Recorded information »
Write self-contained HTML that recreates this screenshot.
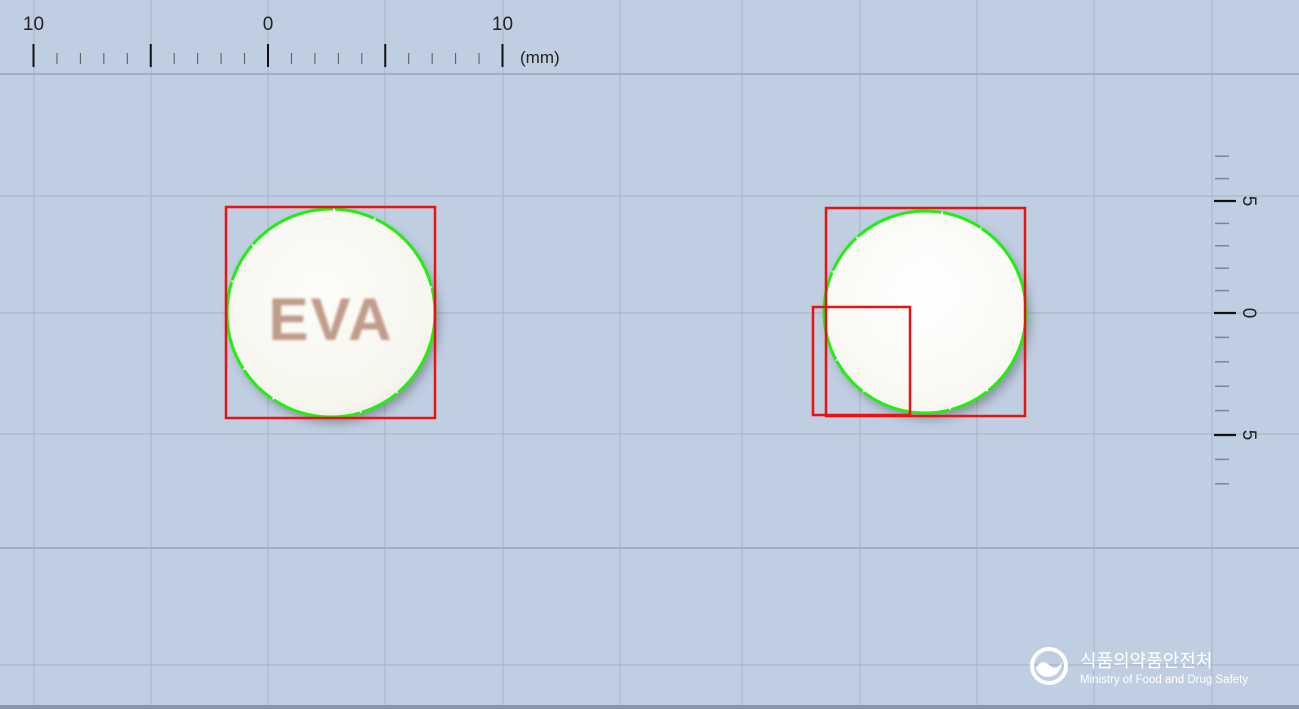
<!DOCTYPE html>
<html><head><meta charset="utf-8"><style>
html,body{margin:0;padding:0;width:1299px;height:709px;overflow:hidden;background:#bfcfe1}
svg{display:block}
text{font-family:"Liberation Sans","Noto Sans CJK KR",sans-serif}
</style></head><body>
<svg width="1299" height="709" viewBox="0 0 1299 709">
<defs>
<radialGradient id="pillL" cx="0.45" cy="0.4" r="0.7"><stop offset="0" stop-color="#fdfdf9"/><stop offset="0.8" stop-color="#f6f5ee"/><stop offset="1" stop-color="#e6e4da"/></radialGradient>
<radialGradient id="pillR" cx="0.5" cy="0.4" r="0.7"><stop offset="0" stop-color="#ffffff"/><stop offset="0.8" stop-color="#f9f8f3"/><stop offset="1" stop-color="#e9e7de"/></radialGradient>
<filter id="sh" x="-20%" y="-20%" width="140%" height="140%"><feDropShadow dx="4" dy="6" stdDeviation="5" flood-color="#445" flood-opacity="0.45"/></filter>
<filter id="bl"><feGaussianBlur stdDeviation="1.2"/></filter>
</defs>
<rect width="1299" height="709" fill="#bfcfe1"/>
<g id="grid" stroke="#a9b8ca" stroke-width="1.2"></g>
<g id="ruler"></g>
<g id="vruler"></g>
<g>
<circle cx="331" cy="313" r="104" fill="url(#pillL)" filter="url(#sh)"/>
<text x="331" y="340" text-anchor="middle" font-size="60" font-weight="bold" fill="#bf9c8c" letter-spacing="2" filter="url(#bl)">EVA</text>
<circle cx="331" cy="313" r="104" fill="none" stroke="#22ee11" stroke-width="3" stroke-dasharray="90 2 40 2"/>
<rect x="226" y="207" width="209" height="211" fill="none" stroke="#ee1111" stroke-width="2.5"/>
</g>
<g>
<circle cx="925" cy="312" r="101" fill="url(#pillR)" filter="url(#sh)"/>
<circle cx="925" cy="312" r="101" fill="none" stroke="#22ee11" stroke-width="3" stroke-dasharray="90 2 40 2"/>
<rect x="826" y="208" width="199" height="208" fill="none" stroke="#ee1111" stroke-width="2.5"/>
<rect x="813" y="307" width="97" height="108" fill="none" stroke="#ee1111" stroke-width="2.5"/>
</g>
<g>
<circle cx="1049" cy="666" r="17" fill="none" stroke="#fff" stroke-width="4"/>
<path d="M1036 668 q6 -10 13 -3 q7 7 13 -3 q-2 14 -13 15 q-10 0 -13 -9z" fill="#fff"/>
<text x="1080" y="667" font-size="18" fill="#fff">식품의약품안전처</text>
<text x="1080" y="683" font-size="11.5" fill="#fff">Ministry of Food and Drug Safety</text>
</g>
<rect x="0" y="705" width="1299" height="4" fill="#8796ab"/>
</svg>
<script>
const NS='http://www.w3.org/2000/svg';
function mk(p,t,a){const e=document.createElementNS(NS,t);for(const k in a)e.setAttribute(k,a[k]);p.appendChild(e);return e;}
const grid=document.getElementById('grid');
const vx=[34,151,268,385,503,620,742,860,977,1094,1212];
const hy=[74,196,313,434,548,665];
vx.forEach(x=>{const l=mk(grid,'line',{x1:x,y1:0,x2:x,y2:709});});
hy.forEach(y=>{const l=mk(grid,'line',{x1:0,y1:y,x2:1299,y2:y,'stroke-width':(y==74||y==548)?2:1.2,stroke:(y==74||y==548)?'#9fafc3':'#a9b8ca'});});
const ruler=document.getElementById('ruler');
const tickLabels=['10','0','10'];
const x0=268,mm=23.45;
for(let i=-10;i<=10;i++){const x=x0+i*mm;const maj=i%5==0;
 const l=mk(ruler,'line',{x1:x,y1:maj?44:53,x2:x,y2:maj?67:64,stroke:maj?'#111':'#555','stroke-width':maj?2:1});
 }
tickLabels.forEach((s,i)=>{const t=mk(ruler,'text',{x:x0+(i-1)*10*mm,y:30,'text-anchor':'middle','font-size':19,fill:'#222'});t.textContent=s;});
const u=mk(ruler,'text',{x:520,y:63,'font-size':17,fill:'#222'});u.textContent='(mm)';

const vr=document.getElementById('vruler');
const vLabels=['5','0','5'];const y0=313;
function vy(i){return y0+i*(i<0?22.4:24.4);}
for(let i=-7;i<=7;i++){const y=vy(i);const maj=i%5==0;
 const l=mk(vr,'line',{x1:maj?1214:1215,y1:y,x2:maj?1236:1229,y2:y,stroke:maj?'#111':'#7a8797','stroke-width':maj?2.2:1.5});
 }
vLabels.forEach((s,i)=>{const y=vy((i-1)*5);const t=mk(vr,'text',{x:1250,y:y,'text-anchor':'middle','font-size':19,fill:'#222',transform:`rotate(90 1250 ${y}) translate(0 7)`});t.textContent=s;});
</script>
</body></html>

What to work on »
Leave out the pictures and reproduce the rest of the listing exactly.

The solution »
Write self-contained HTML that recreates this screenshot.
<!DOCTYPE html>
<html><head><meta charset="utf-8"><style>
html,body{margin:0;padding:0;width:1299px;height:709px;overflow:hidden;background:#bfcfe1}
svg{display:block}
text{font-family:"Liberation Sans","Noto Sans CJK KR",sans-serif}
</style></head><body>
<svg width="1299" height="709" viewBox="0 0 1299 709">
<defs>
<radialGradient id="pillL" cx="0.45" cy="0.4" r="0.7"><stop offset="0" stop-color="#fdfdf9"/><stop offset="0.8" stop-color="#f6f5ee"/><stop offset="1" stop-color="#e6e4da"/></radialGradient>
<radialGradient id="pillR" cx="0.5" cy="0.4" r="0.7"><stop offset="0" stop-color="#ffffff"/><stop offset="0.8" stop-color="#f9f8f3"/><stop offset="1" stop-color="#e9e7de"/></radialGradient>
<filter id="sh" x="-20%" y="-20%" width="140%" height="140%"><feDropShadow dx="4" dy="6" stdDeviation="5" flood-color="#445" flood-opacity="0.45"/></filter>
<filter id="bl"><feGaussianBlur stdDeviation="1.2"/></filter>
</defs>
<rect width="1299" height="709" fill="#bfcfe1"/>
<g id="grid" stroke="#a9b8ca" stroke-width="1.2"></g>
<g id="ruler"></g>
<g id="vruler"></g>
<g>
<circle cx="331" cy="313" r="104" fill="url(#pillL)" filter="url(#sh)"/>
<text x="331" y="340" text-anchor="middle" font-size="60" font-weight="bold" fill="#bf9c8c" letter-spacing="2" filter="url(#bl)">EVA</text>
<circle cx="331" cy="313" r="104" fill="none" stroke="#22ee11" stroke-width="3" stroke-dasharray="90 2 40 2"/>
<rect x="226" y="207" width="209" height="211" fill="none" stroke="#ee1111" stroke-width="2.5"/>
</g>
<g>
<circle cx="925" cy="312" r="101" fill="url(#pillR)" filter="url(#sh)"/>
<circle cx="925" cy="312" r="101" fill="none" stroke="#22ee11" stroke-width="3" stroke-dasharray="90 2 40 2"/>
<rect x="826" y="208" width="199" height="208" fill="none" stroke="#ee1111" stroke-width="2.5"/>
<rect x="813" y="307" width="97" height="108" fill="none" stroke="#ee1111" stroke-width="2.5"/>
</g>
<g>
<circle cx="1049" cy="666" r="17" fill="none" stroke="#fff" stroke-width="4"/>
<path d="M1036 668 q6 -10 13 -3 q7 7 13 -3 q-2 14 -13 15 q-10 0 -13 -9z" fill="#fff"/>
<text x="1080" y="667" font-size="18" fill="#fff">식품의약품안전처</text>
<text x="1080" y="683" font-size="11.5" fill="#fff">Ministry of Food and Drug Safety</text>
</g>
<rect x="0" y="705" width="1299" height="4" fill="#8796ab"/>
</svg>
<script>
const NS='http://www.w3.org/2000/svg';
function mk(p,t,a){const e=document.createElementNS(NS,t);for(const k in a)e.setAttribute(k,a[k]);p.appendChild(e);return e;}
const grid=document.getElementById('grid');
const vx=[34,151,268,385,503,620,742,860,977,1094,1212];
const hy=[74,196,313,434,548,665];
vx.forEach(x=>{const l=mk(grid,'line',{x1:x,y1:0,x2:x,y2:709});});
hy.forEach(y=>{const l=mk(grid,'line',{x1:0,y1:y,x2:1299,y2:y,'stroke-width':(y==74||y==548)?2:1.2,stroke:(y==74||y==548)?'#9fafc3':'#a9b8ca'});});
const ruler=document.getElementById('ruler');
const tickLabels=['10','0','10'];
const x0=268,mm=23.45;
for(let i=-10;i<=10;i++){const x=x0+i*mm;const maj=i%5==0;
 const l=mk(ruler,'line',{x1:x,y1:maj?44:53,x2:x,y2:maj?67:64,stroke:maj?'#111':'#555','stroke-width':maj?2:1});
 }
tickLabels.forEach((s,i)=>{const t=mk(ruler,'text',{x:x0+(i-1)*10*mm,y:30,'text-anchor':'middle','font-size':19,fill:'#222'});t.textContent=s;});
const u=mk(ruler,'text',{x:520,y:63,'font-size':17,fill:'#222'});u.textContent='(mm)';

const vr=document.getElementById('vruler');
const vLabels=['5','0','5'];const y0=313;
function vy(i){return y0+i*(i<0?22.4:24.4);}
for(let i=-7;i<=7;i++){const y=vy(i);const maj=i%5==0;
 const l=mk(vr,'line',{x1:maj?1214:1215,y1:y,x2:maj?1236:1229,y2:y,stroke:maj?'#111':'#7a8797','stroke-width':maj?2.2:1.5});
 }
vLabels.forEach((s,i)=>{const y=vy((i-1)*5);const t=mk(vr,'text',{x:1250,y:y,'text-anchor':'middle','font-size':19,fill:'#222',transform:`rotate(90 1250 ${y}) translate(0 7)`});t.textContent=s;});
</script>
</body></html>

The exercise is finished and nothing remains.